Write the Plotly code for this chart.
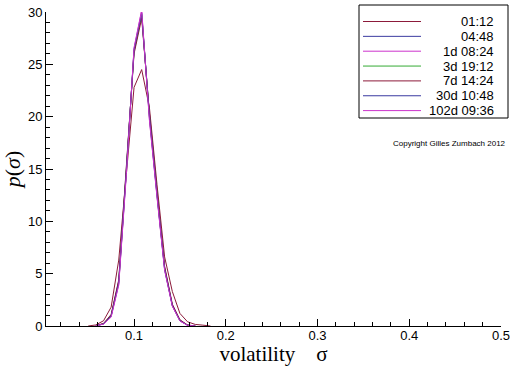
import plotly.graph_objects as go

# ---- data ----
sigma = [0.05, 0.0583, 0.0667, 0.075, 0.0833, 0.0917, 0.1, 0.1083, 0.1167,
         0.125, 0.1333, 0.1417, 0.15, 0.1583, 0.1667, 0.175, 0.1833]

labels = ["01:12", "04:48", "1d 08:24", "3d 19:12", "7d 14:24", "30d 10:48", "102d 09:36"]
colors = ["#8c1a3a", "#3a3aa0", "#cc33cc", "#33aa33", "#8c1a3a", "#3a3aa0", "#cc33cc"]

p_01_12 = [0, 0.1, 0.5, 1.8, 6.3, 15.0, 22.8, 24.5, 20.9, 13.5, 6.6, 3.3, 1.2, 0.4, 0.15, 0.08, 0]
p_04_48 = [None, 0.02, 0.2, 1.0, 4.3, 15.2, 26.2, 29.7, 20.3, 12.7, 5.6, 2.0, 0.55, 0.08, 0.0, None, None]
p_1d_08_24 = [None, 0.02, 0.2, 0.9, 4.0, 14.8, 26.5, 30.2, 19.8, 12.4, 5.4, 1.9, 0.5, 0.07, 0.0, None, None]
p_3d_19_12 = [None, 0.02, 0.22, 1.0, 4.2, 15.0, 26.3, 29.8, 20.1, 12.6, 5.5, 2.0, 0.52, 0.08, 0.0, None, None]
p_7d_14_24 = [None, 0.03, 0.25, 1.1, 4.4, 15.4, 26.0, 29.4, 20.4, 12.9, 5.7, 2.1, 0.6, 0.1, 0.0, None, None]
p_30d_10_48 = [None, 0.02, 0.2, 0.95, 4.1, 14.9, 26.4, 29.9, 20.0, 12.5, 5.4, 1.95, 0.5, 0.07, 0.0, None, None]
p_102d_09_36 = [None, 0.02, 0.18, 0.85, 3.9, 14.6, 26.6, 30.1, 19.7, 12.3, 5.3, 1.9, 0.48, 0.06, 0.0, None, None]

series = [p_01_12, p_04_48, p_1d_08_24, p_3d_19_12, p_7d_14_24, p_30d_10_48, p_102d_09_36]

x_ticks = [0.1, 0.2, 0.3, 0.4, 0.5]
y_ticks = [0, 5, 10, 15, 20, 25, 30]

# ---- layout geometry (pixels) ----
W, H = 512, 366
ML, MR, MT, MB = 46, 11, 12, 40
PW, PH = W - ML - MR, H - MT - MB


def px_x(px):
    return (px - ML) / PW


def px_y(py):
    return (H - MB - py) / PH


fig = go.Figure()
for lab, col, ys in zip(labels, colors, series):
    fig.add_trace(go.Scatter(x=sigma, y=ys, mode="lines", name=lab,
                             line=dict(color=col, width=1), showlegend=False,
                             hoverinfo="skip"))

# manual legend (right-aligned labels, as in the original)
shapes = [dict(type="rect", xref="paper", yref="paper",
               x0=px_x(359), x1=px_x(508), y0=px_y(118), y1=px_y(5),
               line=dict(color="black", width=1), fillcolor="white", layer="below")]
annotations = []
for i, (lab, col) in enumerate(zip(labels, colors)):
    yy = 21.5 + 14.85 * i
    shapes.append(dict(type="line", xref="paper", yref="paper",
                       x0=px_x(363), x1=px_x(421), y0=px_y(yy), y1=px_y(yy),
                       line=dict(color=col, width=1)))
    annotations.append(dict(xref="paper", yref="paper", x=px_x(496), y=px_y(yy),
                            text=lab, showarrow=False, xanchor="right", yanchor="middle",
                            font=dict(family="Liberation Sans, Arial", size=13, color="black")))

annotations.append(dict(xref="paper", yref="paper", x=px_x(508), y=px_y(143),
                        text="Copyright Gilles Zumbach 2012", showarrow=False,
                        xanchor="right", yanchor="middle",
                        font=dict(family="Liberation Sans, Arial", size=8, color="black")))

fig.update_layout(
    width=W, height=H,
    margin=dict(l=ML, r=MR, t=MT, b=MB, pad=0),
    paper_bgcolor="white", plot_bgcolor="white",
    font=dict(family="Liberation Sans, Arial", size=13, color="black"),
    shapes=shapes, annotations=annotations,
    xaxis=dict(range=[0.004, 0.5], tickvals=x_ticks, ticktext=[str(v) for v in x_ticks],
               showline=True, linecolor="black", linewidth=1, mirror=False,
               showgrid=False, zeroline=False,
               ticks="inside", ticklen=7, tickcolor="black", tickwidth=1,
               ticklabelstandoff=-3,
               minor=dict(dtick=0.02, tick0=0, ticks="inside", ticklen=4, tickcolor="black", showgrid=False),
               tickfont=dict(size=13),
               title=dict(text="volatility\u00a0\u00a0\u00a0\u00a0σ", standoff=2,
                          font=dict(family="Liberation Serif, Times New Roman", size=21)),
               automargin=False),
    yaxis=dict(range=[0, 30], tickvals=y_ticks,
               showline=True, linecolor="black", linewidth=1, mirror=False,
               showgrid=False, zeroline=False,
               ticks="inside", ticklen=7, tickcolor="black", tickwidth=1,
               minor=dict(dtick=1, tick0=0, ticks="inside", ticklen=4, tickcolor="black", showgrid=False),
               tickfont=dict(size=13),
               title=dict(text="<i>p</i>(<i>σ</i>)", standoff=6,
                          font=dict(family="Liberation Serif, Times New Roman", size=22)),
               automargin=False),
)

fig.write_html("out.html", config={"displayModeBar": False},
               post_script="document.body.style.margin='0';document.body.style.padding='0';")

····················

Work required: Without the pictures, retype the whole of the material above exactly.

Task answer:
Write the Plotly code for this chart.
import plotly.graph_objects as go

# ---- data ----
sigma = [0.05, 0.0583, 0.0667, 0.075, 0.0833, 0.0917, 0.1, 0.1083, 0.1167,
         0.125, 0.1333, 0.1417, 0.15, 0.1583, 0.1667, 0.175, 0.1833]

labels = ["01:12", "04:48", "1d 08:24", "3d 19:12", "7d 14:24", "30d 10:48", "102d 09:36"]
colors = ["#8c1a3a", "#3a3aa0", "#cc33cc", "#33aa33", "#8c1a3a", "#3a3aa0", "#cc33cc"]

p_01_12 = [0, 0.1, 0.5, 1.8, 6.3, 15.0, 22.8, 24.5, 20.9, 13.5, 6.6, 3.3, 1.2, 0.4, 0.15, 0.08, 0]
p_04_48 = [None, 0.02, 0.2, 1.0, 4.3, 15.2, 26.2, 29.7, 20.3, 12.7, 5.6, 2.0, 0.55, 0.08, 0.0, None, None]
p_1d_08_24 = [None, 0.02, 0.2, 0.9, 4.0, 14.8, 26.5, 30.2, 19.8, 12.4, 5.4, 1.9, 0.5, 0.07, 0.0, None, None]
p_3d_19_12 = [None, 0.02, 0.22, 1.0, 4.2, 15.0, 26.3, 29.8, 20.1, 12.6, 5.5, 2.0, 0.52, 0.08, 0.0, None, None]
p_7d_14_24 = [None, 0.03, 0.25, 1.1, 4.4, 15.4, 26.0, 29.4, 20.4, 12.9, 5.7, 2.1, 0.6, 0.1, 0.0, None, None]
p_30d_10_48 = [None, 0.02, 0.2, 0.95, 4.1, 14.9, 26.4, 29.9, 20.0, 12.5, 5.4, 1.95, 0.5, 0.07, 0.0, None, None]
p_102d_09_36 = [None, 0.02, 0.18, 0.85, 3.9, 14.6, 26.6, 30.1, 19.7, 12.3, 5.3, 1.9, 0.48, 0.06, 0.0, None, None]

series = [p_01_12, p_04_48, p_1d_08_24, p_3d_19_12, p_7d_14_24, p_30d_10_48, p_102d_09_36]

x_ticks = [0.1, 0.2, 0.3, 0.4, 0.5]
y_ticks = [0, 5, 10, 15, 20, 25, 30]

# ---- layout geometry (pixels) ----
W, H = 512, 366
ML, MR, MT, MB = 46, 11, 12, 40
PW, PH = W - ML - MR, H - MT - MB


def px_x(px):
    return (px - ML) / PW


def px_y(py):
    return (H - MB - py) / PH


fig = go.Figure()
for lab, col, ys in zip(labels, colors, series):
    fig.add_trace(go.Scatter(x=sigma, y=ys, mode="lines", name=lab,
                             line=dict(color=col, width=1), showlegend=False,
                             hoverinfo="skip"))

# manual legend (right-aligned labels, as in the original)
shapes = [dict(type="rect", xref="paper", yref="paper",
               x0=px_x(359), x1=px_x(508), y0=px_y(118), y1=px_y(5),
               line=dict(color="black", width=1), fillcolor="white", layer="below")]
annotations = []
for i, (lab, col) in enumerate(zip(labels, colors)):
    yy = 21.5 + 14.85 * i
    shapes.append(dict(type="line", xref="paper", yref="paper",
                       x0=px_x(363), x1=px_x(421), y0=px_y(yy), y1=px_y(yy),
                       line=dict(color=col, width=1)))
    annotations.append(dict(xref="paper", yref="paper", x=px_x(496), y=px_y(yy),
                            text=lab, showarrow=False, xanchor="right", yanchor="middle",
                            font=dict(family="Liberation Sans, Arial", size=13, color="black")))

annotations.append(dict(xref="paper", yref="paper", x=px_x(508), y=px_y(143),
                        text="Copyright Gilles Zumbach 2012", showarrow=False,
                        xanchor="right", yanchor="middle",
                        font=dict(family="Liberation Sans, Arial", size=8, color="black")))

fig.update_layout(
    width=W, height=H,
    margin=dict(l=ML, r=MR, t=MT, b=MB, pad=0),
    paper_bgcolor="white", plot_bgcolor="white",
    font=dict(family="Liberation Sans, Arial", size=13, color="black"),
    shapes=shapes, annotations=annotations,
    xaxis=dict(range=[0.004, 0.5], tickvals=x_ticks, ticktext=[str(v) for v in x_ticks],
               showline=True, linecolor="black", linewidth=1, mirror=False,
               showgrid=False, zeroline=False,
               ticks="inside", ticklen=7, tickcolor="black", tickwidth=1,
               ticklabelstandoff=-3,
               minor=dict(dtick=0.02, tick0=0, ticks="inside", ticklen=4, tickcolor="black", showgrid=False),
               tickfont=dict(size=13),
               title=dict(text="volatility\u00a0\u00a0\u00a0\u00a0σ", standoff=2,
                          font=dict(family="Liberation Serif, Times New Roman", size=21)),
               automargin=False),
    yaxis=dict(range=[0, 30], tickvals=y_ticks,
               showline=True, linecolor="black", linewidth=1, mirror=False,
               showgrid=False, zeroline=False,
               ticks="inside", ticklen=7, tickcolor="black", tickwidth=1,
               minor=dict(dtick=1, tick0=0, ticks="inside", ticklen=4, tickcolor="black", showgrid=False),
               tickfont=dict(size=13),
               title=dict(text="<i>p</i>(<i>σ</i>)", standoff=6,
                          font=dict(family="Liberation Serif, Times New Roman", size=22)),
               automargin=False),
)

fig.write_html("out.html", config={"displayModeBar": False},
               post_script="document.body.style.margin='0';document.body.style.padding='0';")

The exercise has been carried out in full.